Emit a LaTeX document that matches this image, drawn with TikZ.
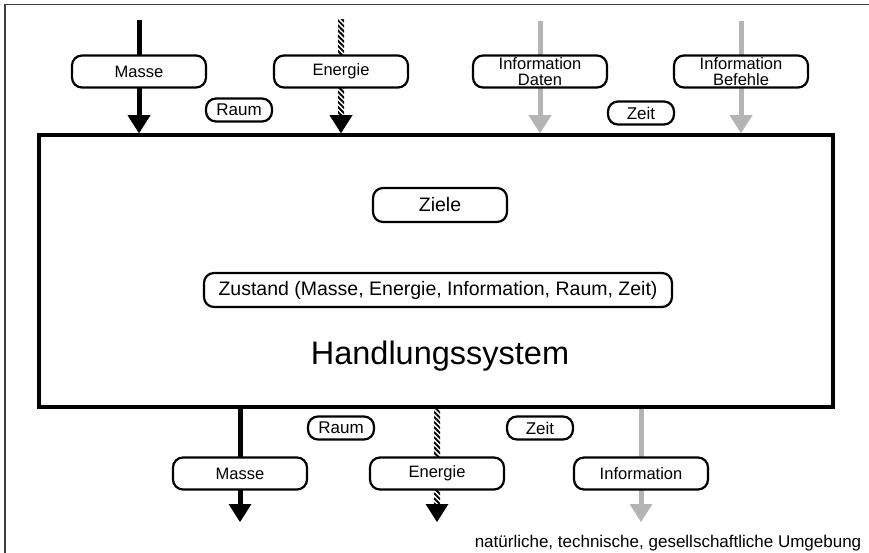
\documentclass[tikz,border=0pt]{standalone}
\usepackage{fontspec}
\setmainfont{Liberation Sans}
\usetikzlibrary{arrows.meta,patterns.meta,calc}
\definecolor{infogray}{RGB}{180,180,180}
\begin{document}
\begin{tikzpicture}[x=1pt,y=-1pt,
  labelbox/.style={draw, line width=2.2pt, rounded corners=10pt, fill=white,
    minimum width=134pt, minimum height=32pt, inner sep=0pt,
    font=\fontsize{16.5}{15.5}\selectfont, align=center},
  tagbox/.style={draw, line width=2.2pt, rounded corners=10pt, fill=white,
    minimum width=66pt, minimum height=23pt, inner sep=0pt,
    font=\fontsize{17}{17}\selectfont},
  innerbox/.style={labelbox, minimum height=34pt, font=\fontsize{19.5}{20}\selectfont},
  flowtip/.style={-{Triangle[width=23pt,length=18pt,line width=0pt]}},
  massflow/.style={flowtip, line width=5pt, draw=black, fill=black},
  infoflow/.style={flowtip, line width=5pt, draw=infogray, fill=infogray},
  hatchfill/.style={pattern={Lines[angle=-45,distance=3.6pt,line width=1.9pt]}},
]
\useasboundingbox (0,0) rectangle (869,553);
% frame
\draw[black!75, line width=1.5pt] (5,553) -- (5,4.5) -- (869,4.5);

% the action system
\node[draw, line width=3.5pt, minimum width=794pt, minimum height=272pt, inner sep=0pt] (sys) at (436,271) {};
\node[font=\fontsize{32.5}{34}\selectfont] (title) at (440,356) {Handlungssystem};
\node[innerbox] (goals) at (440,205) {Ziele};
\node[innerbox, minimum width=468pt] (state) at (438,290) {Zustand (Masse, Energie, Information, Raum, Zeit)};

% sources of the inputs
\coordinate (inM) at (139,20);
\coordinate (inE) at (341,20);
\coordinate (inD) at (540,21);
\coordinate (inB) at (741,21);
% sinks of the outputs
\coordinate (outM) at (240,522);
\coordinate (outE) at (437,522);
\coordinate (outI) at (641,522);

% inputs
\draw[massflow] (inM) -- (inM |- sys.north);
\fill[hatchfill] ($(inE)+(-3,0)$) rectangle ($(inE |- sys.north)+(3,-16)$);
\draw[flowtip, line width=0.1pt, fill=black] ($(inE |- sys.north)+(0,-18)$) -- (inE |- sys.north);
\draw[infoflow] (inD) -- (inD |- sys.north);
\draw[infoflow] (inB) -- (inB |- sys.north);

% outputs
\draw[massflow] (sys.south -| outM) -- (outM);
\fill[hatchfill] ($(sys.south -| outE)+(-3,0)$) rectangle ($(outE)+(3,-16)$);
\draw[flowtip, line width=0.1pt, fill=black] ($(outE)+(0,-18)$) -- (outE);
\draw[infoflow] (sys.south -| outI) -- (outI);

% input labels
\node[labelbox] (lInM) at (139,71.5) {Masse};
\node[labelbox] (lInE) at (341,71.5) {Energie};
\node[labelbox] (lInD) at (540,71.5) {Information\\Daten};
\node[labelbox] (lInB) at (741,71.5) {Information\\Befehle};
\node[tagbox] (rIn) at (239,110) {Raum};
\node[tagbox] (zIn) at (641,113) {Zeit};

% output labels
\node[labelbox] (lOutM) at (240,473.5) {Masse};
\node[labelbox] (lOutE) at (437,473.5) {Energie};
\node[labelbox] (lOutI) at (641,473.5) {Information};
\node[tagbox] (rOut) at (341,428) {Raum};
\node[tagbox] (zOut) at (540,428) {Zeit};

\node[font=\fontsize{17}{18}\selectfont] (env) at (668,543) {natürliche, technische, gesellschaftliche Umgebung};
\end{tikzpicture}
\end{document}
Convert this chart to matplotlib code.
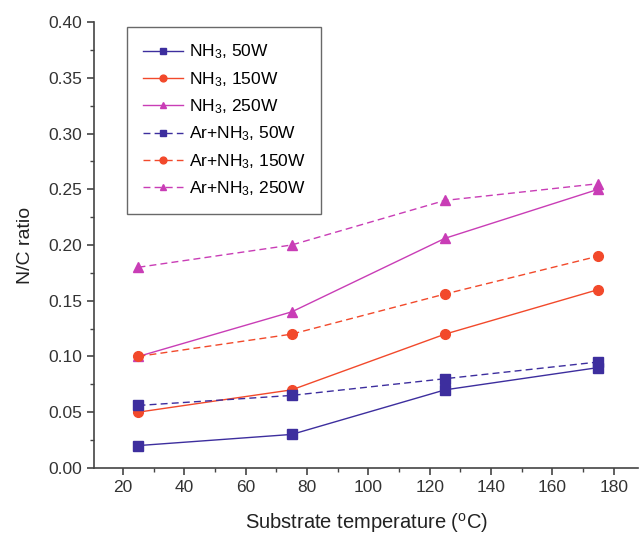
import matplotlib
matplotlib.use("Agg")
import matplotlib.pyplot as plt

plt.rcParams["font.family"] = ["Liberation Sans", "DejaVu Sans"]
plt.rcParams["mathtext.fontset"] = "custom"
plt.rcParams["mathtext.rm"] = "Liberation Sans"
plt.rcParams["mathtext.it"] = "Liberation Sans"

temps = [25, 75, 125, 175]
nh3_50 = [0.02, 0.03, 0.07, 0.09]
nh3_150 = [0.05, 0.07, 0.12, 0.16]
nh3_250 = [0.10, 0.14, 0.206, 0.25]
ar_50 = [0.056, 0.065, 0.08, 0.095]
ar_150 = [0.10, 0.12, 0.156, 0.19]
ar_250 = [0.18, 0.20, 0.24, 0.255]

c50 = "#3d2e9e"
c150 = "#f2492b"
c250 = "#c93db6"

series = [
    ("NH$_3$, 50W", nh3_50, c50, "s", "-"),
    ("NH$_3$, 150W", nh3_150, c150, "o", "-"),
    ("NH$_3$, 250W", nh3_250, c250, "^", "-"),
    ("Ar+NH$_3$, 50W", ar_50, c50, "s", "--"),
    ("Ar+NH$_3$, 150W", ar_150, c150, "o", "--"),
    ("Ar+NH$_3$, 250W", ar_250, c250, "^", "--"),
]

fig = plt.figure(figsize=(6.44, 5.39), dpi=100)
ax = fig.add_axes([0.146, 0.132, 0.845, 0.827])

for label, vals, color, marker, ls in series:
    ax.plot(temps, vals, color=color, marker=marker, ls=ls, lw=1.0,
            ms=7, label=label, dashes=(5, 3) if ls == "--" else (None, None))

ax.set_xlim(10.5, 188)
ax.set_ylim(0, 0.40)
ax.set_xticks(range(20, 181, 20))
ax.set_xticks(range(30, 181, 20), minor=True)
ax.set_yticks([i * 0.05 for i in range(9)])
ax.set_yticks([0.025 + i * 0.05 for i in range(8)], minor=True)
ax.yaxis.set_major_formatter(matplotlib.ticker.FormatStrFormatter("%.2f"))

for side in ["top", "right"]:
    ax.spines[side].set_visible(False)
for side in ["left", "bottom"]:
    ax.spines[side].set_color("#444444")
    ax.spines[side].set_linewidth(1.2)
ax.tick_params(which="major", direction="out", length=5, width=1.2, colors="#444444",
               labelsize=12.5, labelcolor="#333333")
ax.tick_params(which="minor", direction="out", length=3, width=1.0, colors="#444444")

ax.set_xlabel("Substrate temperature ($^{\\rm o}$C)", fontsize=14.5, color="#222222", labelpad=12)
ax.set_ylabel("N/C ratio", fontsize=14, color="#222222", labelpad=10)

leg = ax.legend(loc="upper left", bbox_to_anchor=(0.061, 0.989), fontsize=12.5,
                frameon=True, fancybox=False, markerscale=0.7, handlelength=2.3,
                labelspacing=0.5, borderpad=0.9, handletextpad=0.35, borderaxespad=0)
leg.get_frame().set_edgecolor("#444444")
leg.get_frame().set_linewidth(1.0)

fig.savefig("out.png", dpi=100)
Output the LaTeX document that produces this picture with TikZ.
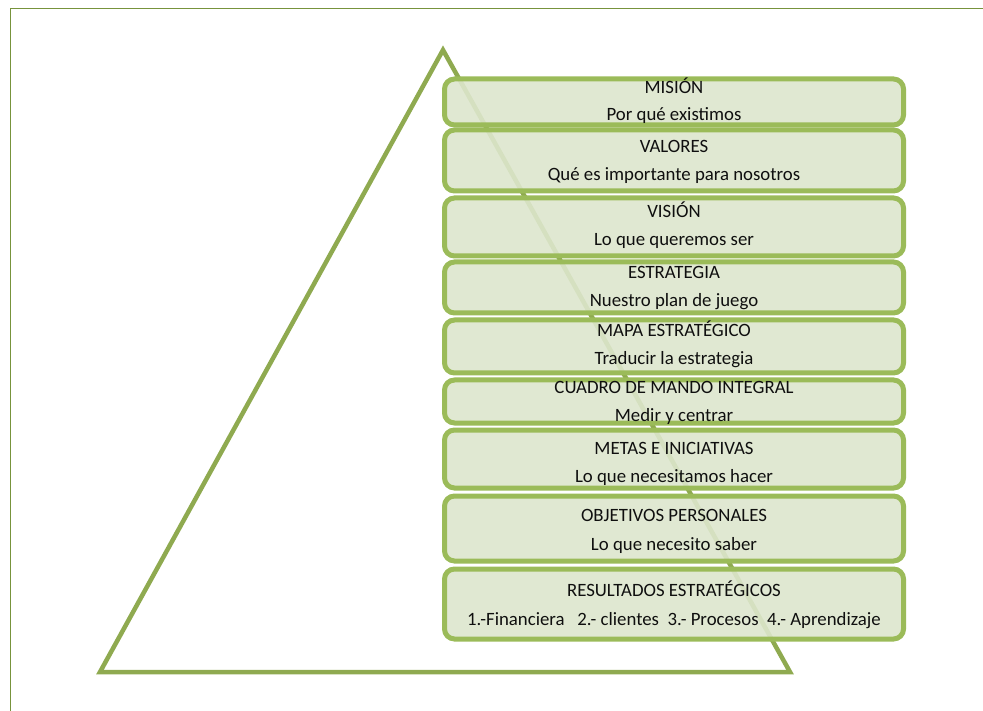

• [SET PROBLEM]: Transcribe every entry above exactly. Omit all pictures.

• [CORRECT RESPONSE]:
Emit a LaTeX document that matches this image, drawn with TikZ.
\documentclass[tikz,border=0pt]{standalone}
\usepackage{fontspec}
\setmainfont{Liberation Sans}
\usetikzlibrary{arrows.meta,patterns.meta,calc}
\definecolor{infogray}{RGB}{180,180,180}
\begin{document}
\begin{tikzpicture}[x=1pt,y=-1pt,
  labelbox/.style={draw, line width=2.2pt, rounded corners=10pt, fill=white,
    minimum width=134pt, minimum height=32pt, inner sep=0pt,
    font=\fontsize{16.5}{15.5}\selectfont, align=center},
  tagbox/.style={draw, line width=2.2pt, rounded corners=10pt, fill=white,
    minimum width=66pt, minimum height=23pt, inner sep=0pt,
    font=\fontsize{17}{17}\selectfont},
  innerbox/.style={labelbox, minimum height=34pt, font=\fontsize{19.5}{20}\selectfont},
  flowtip/.style={-{Triangle[width=23pt,length=18pt,line width=0pt]}},
  massflow/.style={flowtip, line width=5pt, draw=black, fill=black},
  infoflow/.style={flowtip, line width=5pt, draw=infogray, fill=infogray},
  hatchfill/.style={pattern={Lines[angle=-45,distance=3.6pt,line width=1.9pt]}},
]
\useasboundingbox (0,0) rectangle (869,553);
% frame
\draw[black!75, line width=1.5pt] (5,553) -- (5,4.5) -- (869,4.5);

% the action system
\node[draw, line width=3.5pt, minimum width=794pt, minimum height=272pt, inner sep=0pt] (sys) at (436,271) {};
\node[font=\fontsize{32.5}{34}\selectfont] (title) at (440,356) {Handlungssystem};
\node[innerbox] (goals) at (440,205) {Ziele};
\node[innerbox, minimum width=468pt] (state) at (438,290) {Zustand (Masse, Energie, Information, Raum, Zeit)};

% sources of the inputs
\coordinate (inM) at (139,20);
\coordinate (inE) at (341,20);
\coordinate (inD) at (540,21);
\coordinate (inB) at (741,21);
% sinks of the outputs
\coordinate (outM) at (240,522);
\coordinate (outE) at (437,522);
\coordinate (outI) at (641,522);

% inputs
\draw[massflow] (inM) -- (inM |- sys.north);
\fill[hatchfill] ($(inE)+(-3,0)$) rectangle ($(inE |- sys.north)+(3,-16)$);
\draw[flowtip, line width=0.1pt, fill=black] ($(inE |- sys.north)+(0,-18)$) -- (inE |- sys.north);
\draw[infoflow] (inD) -- (inD |- sys.north);
\draw[infoflow] (inB) -- (inB |- sys.north);

% outputs
\draw[massflow] (sys.south -| outM) -- (outM);
\fill[hatchfill] ($(sys.south -| outE)+(-3,0)$) rectangle ($(outE)+(3,-16)$);
\draw[flowtip, line width=0.1pt, fill=black] ($(outE)+(0,-18)$) -- (outE);
\draw[infoflow] (sys.south -| outI) -- (outI);

% input labels
\node[labelbox] (lInM) at (139,71.5) {Masse};
\node[labelbox] (lInE) at (341,71.5) {Energie};
\node[labelbox] (lInD) at (540,71.5) {Information\\Daten};
\node[labelbox] (lInB) at (741,71.5) {Information\\Befehle};
\node[tagbox] (rIn) at (239,110) {Raum};
\node[tagbox] (zIn) at (641,113) {Zeit};

% output labels
\node[labelbox] (lOutM) at (240,473.5) {Masse};
\node[labelbox] (lOutE) at (437,473.5) {Energie};
\node[labelbox] (lOutI) at (641,473.5) {Information};
\node[tagbox] (rOut) at (341,428) {Raum};
\node[tagbox] (zOut) at (540,428) {Zeit};

\node[font=\fontsize{17}{18}\selectfont] (env) at (668,543) {natürliche, technische, gesellschaftliche Umgebung};
\end{tikzpicture}
\end{document}
Convert this chart to matplotlib code.
import matplotlib
matplotlib.use("Agg")
import matplotlib.pyplot as plt

plt.rcParams["font.family"] = ["Liberation Sans", "DejaVu Sans"]
plt.rcParams["mathtext.fontset"] = "custom"
plt.rcParams["mathtext.rm"] = "Liberation Sans"
plt.rcParams["mathtext.it"] = "Liberation Sans"

temps = [25, 75, 125, 175]
nh3_50 = [0.02, 0.03, 0.07, 0.09]
nh3_150 = [0.05, 0.07, 0.12, 0.16]
nh3_250 = [0.10, 0.14, 0.206, 0.25]
ar_50 = [0.056, 0.065, 0.08, 0.095]
ar_150 = [0.10, 0.12, 0.156, 0.19]
ar_250 = [0.18, 0.20, 0.24, 0.255]

c50 = "#3d2e9e"
c150 = "#f2492b"
c250 = "#c93db6"

series = [
    ("NH$_3$, 50W", nh3_50, c50, "s", "-"),
    ("NH$_3$, 150W", nh3_150, c150, "o", "-"),
    ("NH$_3$, 250W", nh3_250, c250, "^", "-"),
    ("Ar+NH$_3$, 50W", ar_50, c50, "s", "--"),
    ("Ar+NH$_3$, 150W", ar_150, c150, "o", "--"),
    ("Ar+NH$_3$, 250W", ar_250, c250, "^", "--"),
]

fig = plt.figure(figsize=(6.44, 5.39), dpi=100)
ax = fig.add_axes([0.146, 0.132, 0.845, 0.827])

for label, vals, color, marker, ls in series:
    ax.plot(temps, vals, color=color, marker=marker, ls=ls, lw=1.0,
            ms=7, label=label, dashes=(5, 3) if ls == "--" else (None, None))

ax.set_xlim(10.5, 188)
ax.set_ylim(0, 0.40)
ax.set_xticks(range(20, 181, 20))
ax.set_xticks(range(30, 181, 20), minor=True)
ax.set_yticks([i * 0.05 for i in range(9)])
ax.set_yticks([0.025 + i * 0.05 for i in range(8)], minor=True)
ax.yaxis.set_major_formatter(matplotlib.ticker.FormatStrFormatter("%.2f"))

for side in ["top", "right"]:
    ax.spines[side].set_visible(False)
for side in ["left", "bottom"]:
    ax.spines[side].set_color("#444444")
    ax.spines[side].set_linewidth(1.2)
ax.tick_params(which="major", direction="out", length=5, width=1.2, colors="#444444",
               labelsize=12.5, labelcolor="#333333")
ax.tick_params(which="minor", direction="out", length=3, width=1.0, colors="#444444")

ax.set_xlabel("Substrate temperature ($^{\\rm o}$C)", fontsize=14.5, color="#222222", labelpad=12)
ax.set_ylabel("N/C ratio", fontsize=14, color="#222222", labelpad=10)

leg = ax.legend(loc="upper left", bbox_to_anchor=(0.061, 0.989), fontsize=12.5,
                frameon=True, fancybox=False, markerscale=0.7, handlelength=2.3,
                labelspacing=0.5, borderpad=0.9, handletextpad=0.35, borderaxespad=0)
leg.get_frame().set_edgecolor("#444444")
leg.get_frame().set_linewidth(1.0)

fig.savefig("out.png", dpi=100)
Output the LaTeX document that produces this picture with TikZ.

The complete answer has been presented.